Data is the lifeblood of successful digital campaigns today and its use is nearly ubiquitous across major brands and agency partners. In fact, The Economist recently compared the value of data to that of oil.
But here's the tricky thing: While everyone seems to be using data, very few marketers are fully confident in the transparency of their data partners. Moreover, many of them do not understand the origins of the segments they target.
These findings were revealed as part of a comprehensive research project fielded by Bazaarvoice Advertising in partnership with Ad Age. Through 300+ interviews with mid- to senior-level brand marketers, agency buyers, and media, we explored how digital marketers are viewing the impact and credibility of their data partnerships.
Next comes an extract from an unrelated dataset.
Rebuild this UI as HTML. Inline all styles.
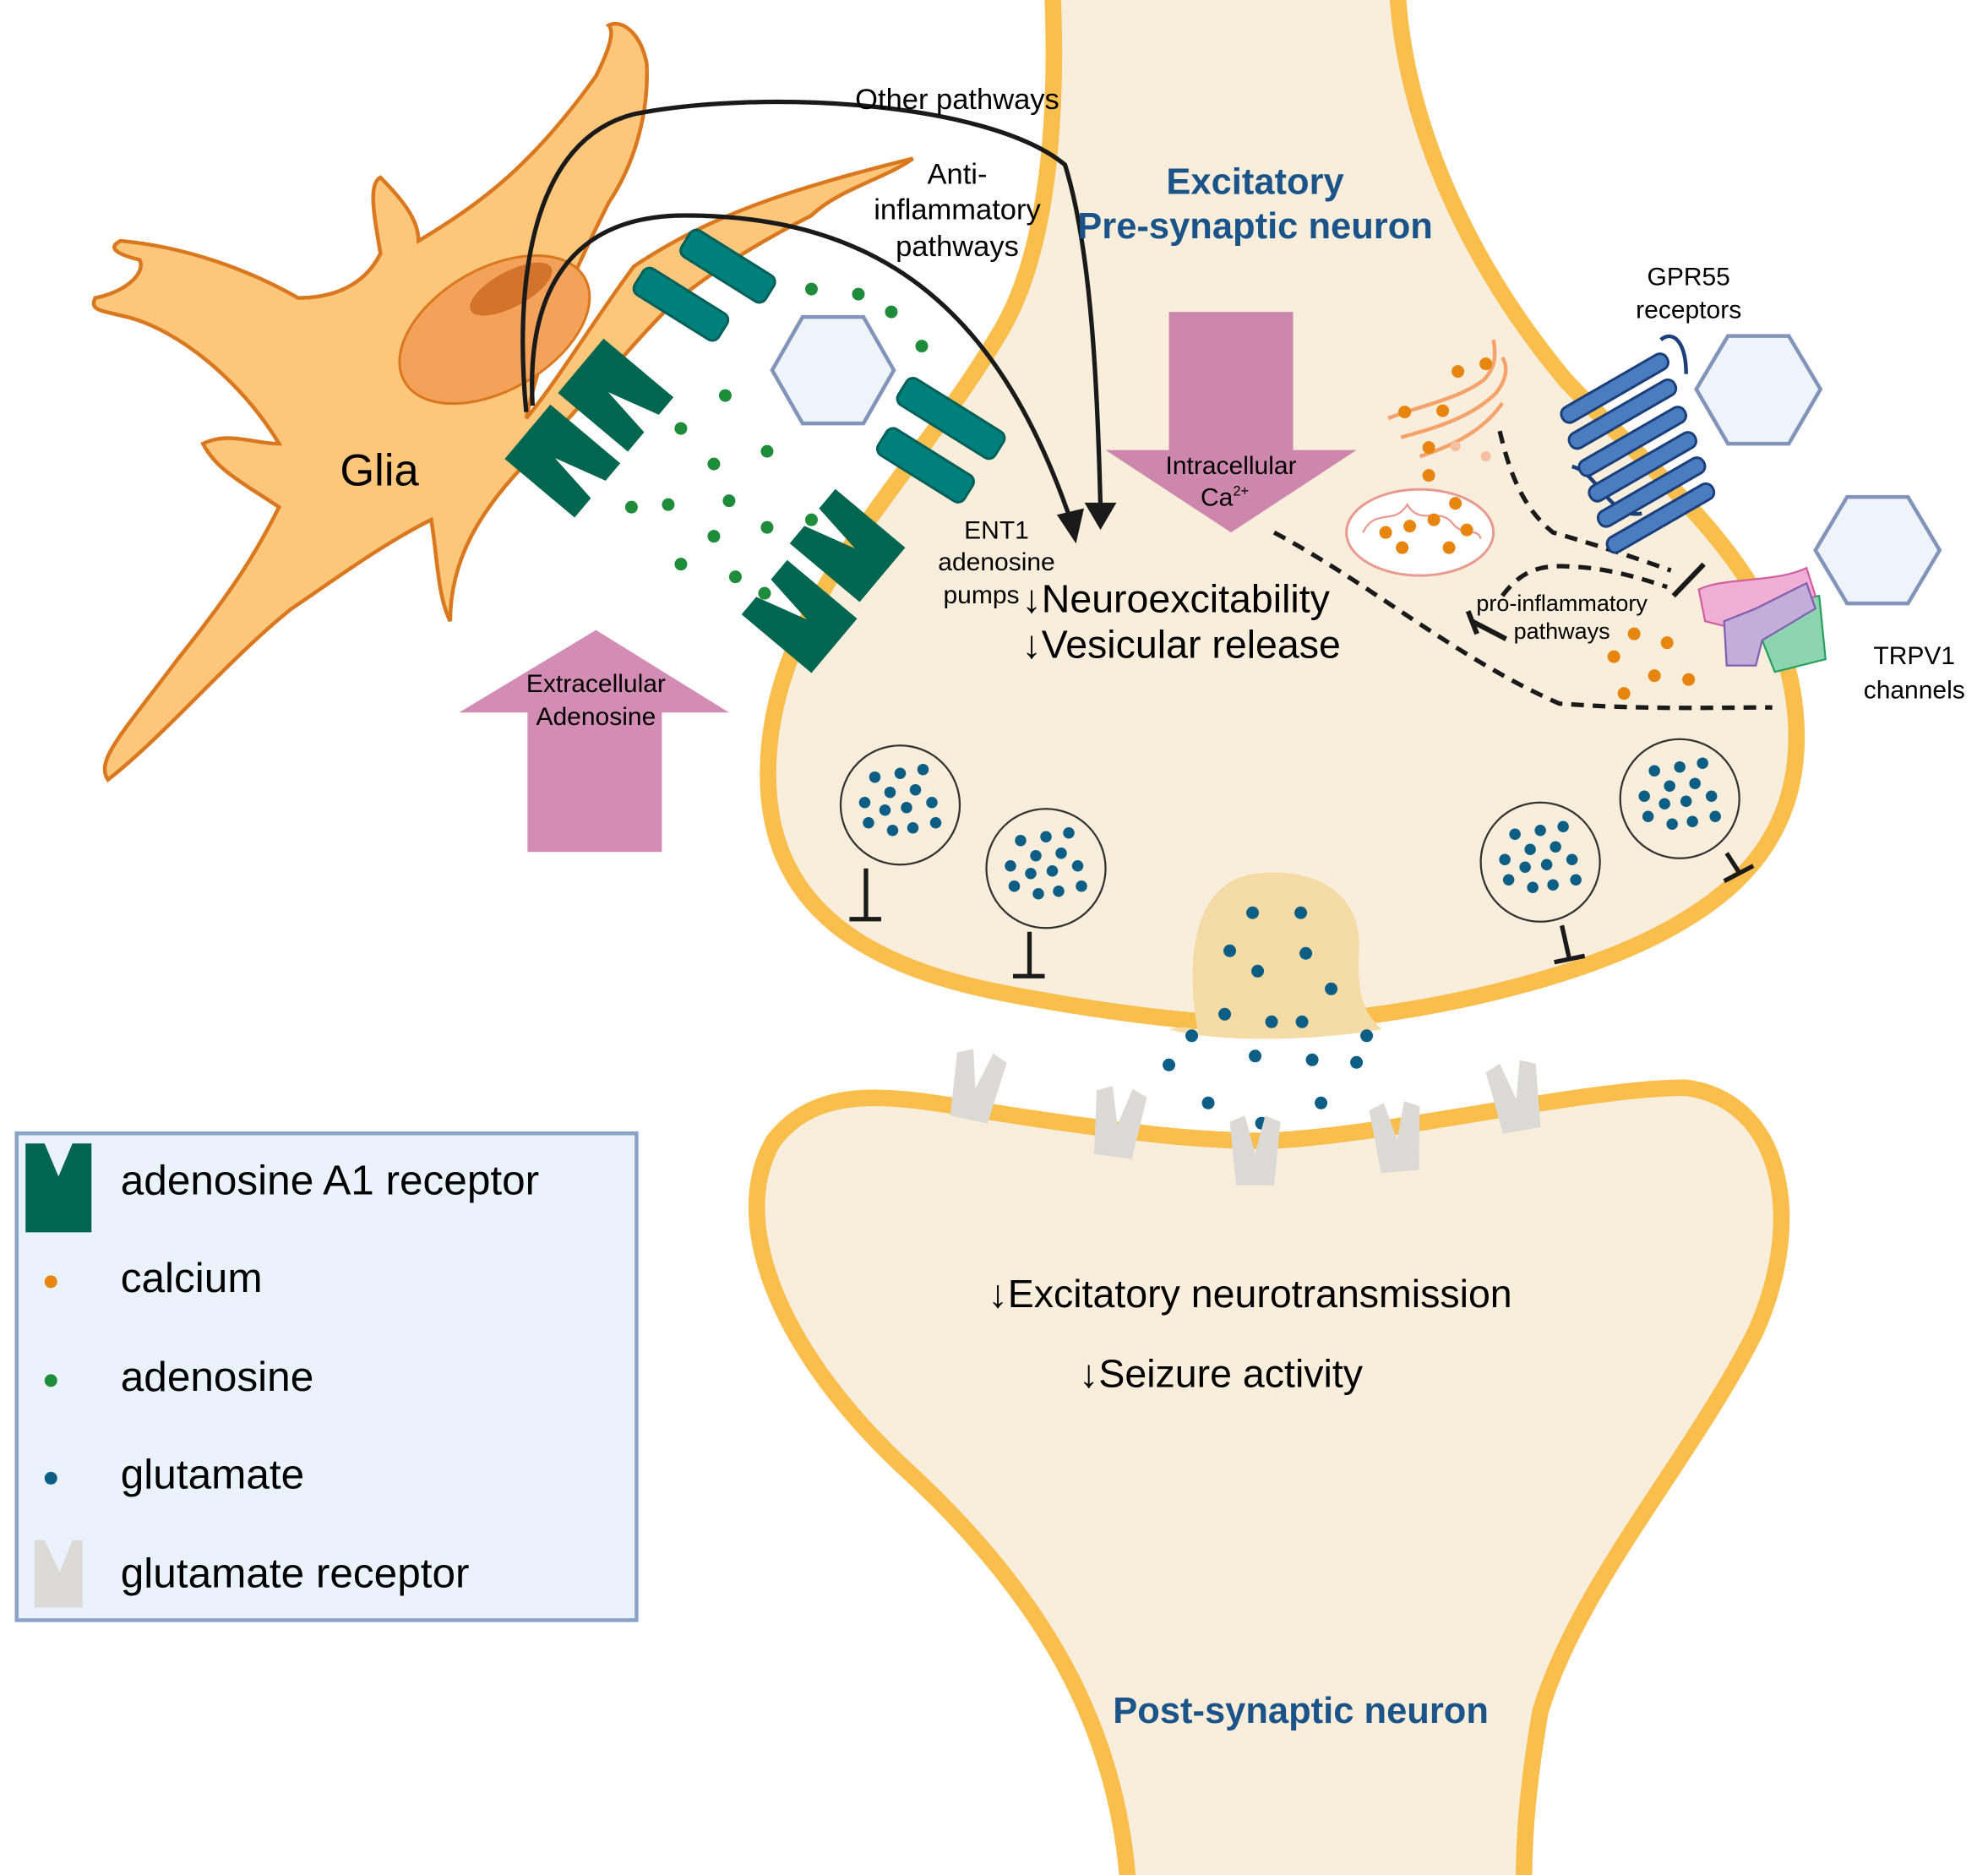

Data from first- and third-party sources have become essential to reaching consumers with relevant and personalized messages that boost brand metrics and, ultimately, drive business impact. However, despite the ubiquity of data among agencies and advertisers alike, both the sources and quality of data are misunderstood and mistrusted.
The big takeaway: While data is seen as valuable, if not indispensable, to a marketer's toolkit, data partners can do a better job when it comes to espousing transparency and providing meaningful metrics to brands.
Here are some opportunities that emerged from the study and what they mean for marketers.
Marketers that push for more transparency will help close the knowledge gap.
Despite nearly all (95 percent) of the marketers surveyed saying they employ first- and third-party data in their media plans, a staggering 64 percent are not fully clear on the origins of their data sources. Additionally, nearly one-quarter of both brand marketers and agency buyers do not know how often their data sources are refreshed.
Put a different way, marketers are confident in the ability of data, as a concept, to drive business impact, but they aren't fully confident that the data they are using is getting them there. The message to marketers: You're not alone. Don't be afraid to ask tough questions and be proactive when it comes to asking partners about where data is sourced from and how frequently it is refreshed. Credible, transparent partners will always be ready and willing to educate you on the intricacies of their data.
Data providers can demonstrate value by upping their standards for measurement and reporting.
According to our research, three-in-four marketers surveyed said they are not entirely confident that their data is reaching in-market consumers. Further, only 24 percent of agency buyers are fully confident that their third-party data partners deliver against KPIs. While some of this could be attributed to so-called "bad" data, some of the lack of confidence can be attributed to mediocre reporting practices that fail to demonstrate true business impact to advertisers.
Since marketers are skeptical and lacking confidence when it comes to the quality and efficacy of their data, they should demand more clarity from their data providers to deliver a return on ad spend. Data providers, in turn, will want to constantly innovate and seek new ways to measure and report on the efficacy of their campaigns.
Sophisticated, first-party data plays are more accessible than you might think.
More than 60 percent of respondents in our study said using first-party data is "very important" to their overall marketing strategy. Moreover, 54 percent of agency marketers and 62 percent of brand marketers said that, in an ideal world, they would be using first-party data in more than half of their campaigns.
It's clear that first-party data is widely valued by marketers, but what kind of first-party data makes the most impact? When asked what they considered the top indicator of "good" data, more than 50 percent of all respondents said engaging with ratings and reviews or product detail pages was the top indicators for predicting if a consumer will buy. While traditionally marketers have relied on retargeting to capture previous page visitors, vast networks of data that oversee the shopping behavior of multiple retail and brand websites allow brands to benefit from the collective insights of millions of pageviews and thousands of partners.
Data has come a long way, but as the research indicates, there are a host of opportunities to improve the way data providers, brands, and agencies work together to drive impact. It's clear that using data in digital advertising is not going away, but marketers must ask the right questions about their data and demand more transparency from their partners to achieve returns on their ad spend.
Per our study, 33 percent of brand-side respondents and 22 percent of agency respondents stated outright that their data partnerships lacked innovation. On top of that, a third of respondents said they lacked the data needed to "move the needle." This lack of complacency suggests that marketers have room to be more bullish when it comes to testing newer, more innovative data sources. In turn, with new strategies in play, data providers will need to be more transparent and more accountable when it comes to measurement.